7 Responses to “Inner Work Part 7: The Perfection Trap”

  1. Jennie 21 August 2010 at 9:02 am #

    Thanks for this article. I am SO familiar with the beast called Perfectionism. This really helps me to see the whole picture, especially the list of qualities of attention. I love your image of observing the butterfly- and not nailing it down. That will stay with me a long time.

  2. Greg 21 August 2010 at 8:52 pm #

    I lived most of my life trying to be perfect. Not knowing it was a cover for the real me and being asleep. Not wanting to deal with the fear and feelings that are just under the surface, a reality that I had little experience with.
    Living in the NOW, the present moment really removes my fears and anxieties. The now makes life much easier to deal with fear and anxieties that may arise through trying to be perfect. Life is such a great adventure!! Worth living authenticly more and more everyday. It can be a big job some days.
    Greg

    • Teresa Dietze 22 August 2010 at 1:07 pm #

      Thank you Greg and Jennie for your comments. They make a huge difference and motivate me to write!

      Your insights and feelings can be a tremendous support to others.

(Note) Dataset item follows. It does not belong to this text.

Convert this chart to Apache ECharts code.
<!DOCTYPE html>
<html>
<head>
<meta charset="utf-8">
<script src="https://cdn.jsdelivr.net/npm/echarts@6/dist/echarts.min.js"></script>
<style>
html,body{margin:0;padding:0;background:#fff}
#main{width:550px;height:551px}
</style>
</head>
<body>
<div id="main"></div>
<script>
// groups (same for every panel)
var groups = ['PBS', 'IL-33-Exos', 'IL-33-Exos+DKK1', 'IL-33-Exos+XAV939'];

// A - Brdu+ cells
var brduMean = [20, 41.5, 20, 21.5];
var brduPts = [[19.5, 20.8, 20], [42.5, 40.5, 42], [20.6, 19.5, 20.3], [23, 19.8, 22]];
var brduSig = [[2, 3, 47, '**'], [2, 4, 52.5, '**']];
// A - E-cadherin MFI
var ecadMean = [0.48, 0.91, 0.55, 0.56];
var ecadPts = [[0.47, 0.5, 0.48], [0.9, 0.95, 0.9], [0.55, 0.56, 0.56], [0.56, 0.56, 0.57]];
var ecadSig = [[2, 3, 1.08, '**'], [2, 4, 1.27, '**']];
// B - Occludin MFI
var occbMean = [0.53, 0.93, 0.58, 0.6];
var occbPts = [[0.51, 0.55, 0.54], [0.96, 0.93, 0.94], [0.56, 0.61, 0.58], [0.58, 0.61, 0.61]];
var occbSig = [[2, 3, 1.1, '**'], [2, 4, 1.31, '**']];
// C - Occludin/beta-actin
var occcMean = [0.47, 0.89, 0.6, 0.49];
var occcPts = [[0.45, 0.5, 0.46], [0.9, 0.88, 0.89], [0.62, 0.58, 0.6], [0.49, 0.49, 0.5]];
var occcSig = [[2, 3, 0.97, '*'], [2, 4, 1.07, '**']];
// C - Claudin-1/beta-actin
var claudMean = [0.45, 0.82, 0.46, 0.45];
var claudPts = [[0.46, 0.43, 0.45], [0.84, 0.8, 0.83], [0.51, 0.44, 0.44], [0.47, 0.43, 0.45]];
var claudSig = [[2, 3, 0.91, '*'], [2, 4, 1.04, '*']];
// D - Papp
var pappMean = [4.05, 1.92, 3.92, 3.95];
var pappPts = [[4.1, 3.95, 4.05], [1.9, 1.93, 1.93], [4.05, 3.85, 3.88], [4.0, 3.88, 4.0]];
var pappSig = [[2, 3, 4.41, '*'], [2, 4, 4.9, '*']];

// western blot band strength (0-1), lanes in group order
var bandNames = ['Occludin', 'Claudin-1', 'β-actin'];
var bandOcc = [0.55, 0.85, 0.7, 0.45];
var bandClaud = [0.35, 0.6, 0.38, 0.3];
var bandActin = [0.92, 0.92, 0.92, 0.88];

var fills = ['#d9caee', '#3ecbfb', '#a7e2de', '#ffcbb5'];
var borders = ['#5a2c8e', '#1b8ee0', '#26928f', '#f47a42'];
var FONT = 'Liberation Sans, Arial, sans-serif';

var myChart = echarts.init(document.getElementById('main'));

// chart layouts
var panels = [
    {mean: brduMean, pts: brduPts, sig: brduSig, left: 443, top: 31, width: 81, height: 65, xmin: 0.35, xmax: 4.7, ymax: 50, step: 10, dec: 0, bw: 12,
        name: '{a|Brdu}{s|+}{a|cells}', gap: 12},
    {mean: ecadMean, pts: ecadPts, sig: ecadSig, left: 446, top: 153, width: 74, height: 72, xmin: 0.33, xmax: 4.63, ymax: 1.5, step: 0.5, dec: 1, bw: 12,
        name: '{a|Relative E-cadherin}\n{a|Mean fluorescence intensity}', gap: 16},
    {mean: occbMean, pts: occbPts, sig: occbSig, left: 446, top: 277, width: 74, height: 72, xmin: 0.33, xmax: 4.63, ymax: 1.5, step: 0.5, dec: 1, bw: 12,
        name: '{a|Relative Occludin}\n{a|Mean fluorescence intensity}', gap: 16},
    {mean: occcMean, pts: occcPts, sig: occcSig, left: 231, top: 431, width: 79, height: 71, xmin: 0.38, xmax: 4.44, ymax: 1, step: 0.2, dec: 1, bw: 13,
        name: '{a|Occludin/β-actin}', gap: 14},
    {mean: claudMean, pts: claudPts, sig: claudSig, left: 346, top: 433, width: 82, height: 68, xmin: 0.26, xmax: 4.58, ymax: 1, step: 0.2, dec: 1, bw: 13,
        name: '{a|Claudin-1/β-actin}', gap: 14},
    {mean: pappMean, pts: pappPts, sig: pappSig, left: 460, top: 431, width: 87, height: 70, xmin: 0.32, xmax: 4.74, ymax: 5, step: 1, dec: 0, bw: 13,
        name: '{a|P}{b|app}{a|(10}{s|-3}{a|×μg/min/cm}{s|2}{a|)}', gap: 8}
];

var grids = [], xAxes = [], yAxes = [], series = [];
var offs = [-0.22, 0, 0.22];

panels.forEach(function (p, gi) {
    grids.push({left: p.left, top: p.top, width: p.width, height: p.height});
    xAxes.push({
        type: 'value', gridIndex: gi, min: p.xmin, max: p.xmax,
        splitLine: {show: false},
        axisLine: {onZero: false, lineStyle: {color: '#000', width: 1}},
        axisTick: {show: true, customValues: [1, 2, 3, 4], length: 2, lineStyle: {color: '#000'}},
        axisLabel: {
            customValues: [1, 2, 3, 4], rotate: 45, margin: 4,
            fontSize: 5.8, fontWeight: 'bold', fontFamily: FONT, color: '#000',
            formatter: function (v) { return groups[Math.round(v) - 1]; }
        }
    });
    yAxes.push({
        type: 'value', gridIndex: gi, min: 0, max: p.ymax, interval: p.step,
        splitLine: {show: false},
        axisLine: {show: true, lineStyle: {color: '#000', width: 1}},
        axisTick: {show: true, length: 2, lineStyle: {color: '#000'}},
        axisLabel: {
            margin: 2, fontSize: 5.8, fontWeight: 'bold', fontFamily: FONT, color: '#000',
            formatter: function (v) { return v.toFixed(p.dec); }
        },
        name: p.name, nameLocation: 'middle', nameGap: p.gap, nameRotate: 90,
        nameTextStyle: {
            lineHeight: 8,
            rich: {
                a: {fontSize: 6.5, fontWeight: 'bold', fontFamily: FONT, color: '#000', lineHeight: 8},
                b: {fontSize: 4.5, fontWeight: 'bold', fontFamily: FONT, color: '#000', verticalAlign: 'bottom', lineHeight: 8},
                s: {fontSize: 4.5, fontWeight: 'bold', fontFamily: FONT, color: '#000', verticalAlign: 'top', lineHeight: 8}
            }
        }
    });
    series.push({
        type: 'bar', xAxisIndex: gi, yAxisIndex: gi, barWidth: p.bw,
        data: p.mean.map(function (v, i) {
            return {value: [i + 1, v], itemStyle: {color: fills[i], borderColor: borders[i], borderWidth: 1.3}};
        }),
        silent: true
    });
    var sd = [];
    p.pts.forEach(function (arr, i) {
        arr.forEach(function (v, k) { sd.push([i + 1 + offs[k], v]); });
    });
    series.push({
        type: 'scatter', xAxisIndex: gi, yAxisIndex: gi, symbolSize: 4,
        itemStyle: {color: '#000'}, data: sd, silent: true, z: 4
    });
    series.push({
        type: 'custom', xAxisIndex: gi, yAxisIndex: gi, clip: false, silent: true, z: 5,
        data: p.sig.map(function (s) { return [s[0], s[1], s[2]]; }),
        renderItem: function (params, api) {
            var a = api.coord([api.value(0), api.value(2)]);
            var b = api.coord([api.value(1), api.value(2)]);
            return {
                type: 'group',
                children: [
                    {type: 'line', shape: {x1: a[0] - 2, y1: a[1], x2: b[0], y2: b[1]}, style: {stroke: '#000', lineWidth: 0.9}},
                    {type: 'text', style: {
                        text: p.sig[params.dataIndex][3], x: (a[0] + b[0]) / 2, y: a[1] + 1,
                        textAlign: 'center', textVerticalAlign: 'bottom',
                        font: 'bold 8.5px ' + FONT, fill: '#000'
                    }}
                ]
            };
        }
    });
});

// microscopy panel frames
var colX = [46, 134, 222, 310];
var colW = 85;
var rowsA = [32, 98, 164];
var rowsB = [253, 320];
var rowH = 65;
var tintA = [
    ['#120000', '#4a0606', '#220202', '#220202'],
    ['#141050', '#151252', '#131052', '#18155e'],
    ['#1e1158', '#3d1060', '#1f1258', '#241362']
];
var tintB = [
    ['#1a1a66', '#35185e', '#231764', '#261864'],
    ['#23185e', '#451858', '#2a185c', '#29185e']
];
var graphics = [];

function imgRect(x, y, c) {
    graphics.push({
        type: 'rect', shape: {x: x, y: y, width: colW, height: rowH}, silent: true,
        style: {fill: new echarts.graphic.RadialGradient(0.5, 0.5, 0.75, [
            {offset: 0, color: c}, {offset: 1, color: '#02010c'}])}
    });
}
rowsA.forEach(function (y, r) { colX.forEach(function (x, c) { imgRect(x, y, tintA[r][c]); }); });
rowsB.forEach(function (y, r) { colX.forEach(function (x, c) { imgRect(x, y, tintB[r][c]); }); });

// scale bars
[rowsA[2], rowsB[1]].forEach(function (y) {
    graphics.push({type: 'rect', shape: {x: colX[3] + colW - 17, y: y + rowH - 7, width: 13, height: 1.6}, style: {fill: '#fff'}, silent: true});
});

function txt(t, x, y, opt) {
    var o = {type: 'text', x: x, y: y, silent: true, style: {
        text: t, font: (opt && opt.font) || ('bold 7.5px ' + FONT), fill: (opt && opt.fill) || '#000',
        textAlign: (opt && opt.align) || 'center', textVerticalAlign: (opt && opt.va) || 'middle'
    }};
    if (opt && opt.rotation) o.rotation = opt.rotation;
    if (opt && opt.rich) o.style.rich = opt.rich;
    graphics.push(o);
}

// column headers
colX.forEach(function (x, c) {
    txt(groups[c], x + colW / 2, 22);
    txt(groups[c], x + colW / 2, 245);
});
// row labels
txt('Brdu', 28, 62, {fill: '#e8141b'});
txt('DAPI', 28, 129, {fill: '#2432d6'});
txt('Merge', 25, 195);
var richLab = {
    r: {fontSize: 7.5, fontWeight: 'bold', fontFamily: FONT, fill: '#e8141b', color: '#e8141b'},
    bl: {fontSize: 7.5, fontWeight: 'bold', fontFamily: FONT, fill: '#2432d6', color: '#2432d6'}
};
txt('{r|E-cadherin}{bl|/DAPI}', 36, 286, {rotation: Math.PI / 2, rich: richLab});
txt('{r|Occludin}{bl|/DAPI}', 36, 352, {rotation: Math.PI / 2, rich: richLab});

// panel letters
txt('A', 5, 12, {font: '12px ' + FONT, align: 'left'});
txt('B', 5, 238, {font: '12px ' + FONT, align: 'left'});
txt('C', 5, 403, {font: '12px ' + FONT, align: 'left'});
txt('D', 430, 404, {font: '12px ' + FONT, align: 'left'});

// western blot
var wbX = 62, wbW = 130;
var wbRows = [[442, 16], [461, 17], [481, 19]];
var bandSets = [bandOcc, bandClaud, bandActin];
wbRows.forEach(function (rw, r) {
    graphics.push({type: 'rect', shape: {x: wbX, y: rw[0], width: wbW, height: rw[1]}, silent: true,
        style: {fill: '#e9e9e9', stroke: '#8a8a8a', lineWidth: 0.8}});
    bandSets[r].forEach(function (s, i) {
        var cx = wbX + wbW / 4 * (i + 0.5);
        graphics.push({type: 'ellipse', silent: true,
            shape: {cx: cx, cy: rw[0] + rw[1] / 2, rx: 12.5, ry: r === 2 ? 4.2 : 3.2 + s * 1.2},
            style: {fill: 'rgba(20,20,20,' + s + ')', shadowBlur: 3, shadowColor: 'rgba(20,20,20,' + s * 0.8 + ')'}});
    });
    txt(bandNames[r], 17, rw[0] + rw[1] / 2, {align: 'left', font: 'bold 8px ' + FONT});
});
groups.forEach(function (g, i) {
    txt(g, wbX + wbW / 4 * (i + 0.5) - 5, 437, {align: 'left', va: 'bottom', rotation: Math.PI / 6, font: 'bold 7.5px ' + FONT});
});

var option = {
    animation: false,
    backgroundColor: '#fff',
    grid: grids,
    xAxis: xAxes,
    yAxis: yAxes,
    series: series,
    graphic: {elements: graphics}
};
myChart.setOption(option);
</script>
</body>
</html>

  3. Greg 3 September 2010 at 8:38 am #

    Looking at the stuff of humanity that is not the good and great stuff really gets us in touch with being complete and that acceptance brings us into our true being. Accepting that we are all humans and that we are all experiencing what everyone else is experiencing, creates the connection. With out the connection we are not in touch with who we really are and tend to be on a self detructive path, including the earth in that path.

    • Teresa Dietze 3 September 2010 at 1:50 pm #

      Absolutely, Greg! Embracing our humanity is one of the MOST POSITIVE things we can do. It leads to ever more loving states so much more quickly than trying to escape from who we are.

  4. Shannon 9 September 2010 at 11:12 pm #

    Thank you again Teresa for a great post.

    Personally I feel perfectionism is a form of self terrorism. The need to always be a certain (enlightened) way leads, invariably, to a disappointment with who I am. Funny thing – the “disappointed me” is the ego.

    I actually love this because every time I feel I need to be better, or perfect I sense a strong discord and am brought back to a closer proximation of rwho I am

    • Teresa Dietze 10 September 2010 at 10:19 am #

      I love your comment Shannon! A visceral description of the way it works, demonstrating clear comprehension of the post, good self-observation skills, and a laudable willingness to share for the benefit of others. Thank you.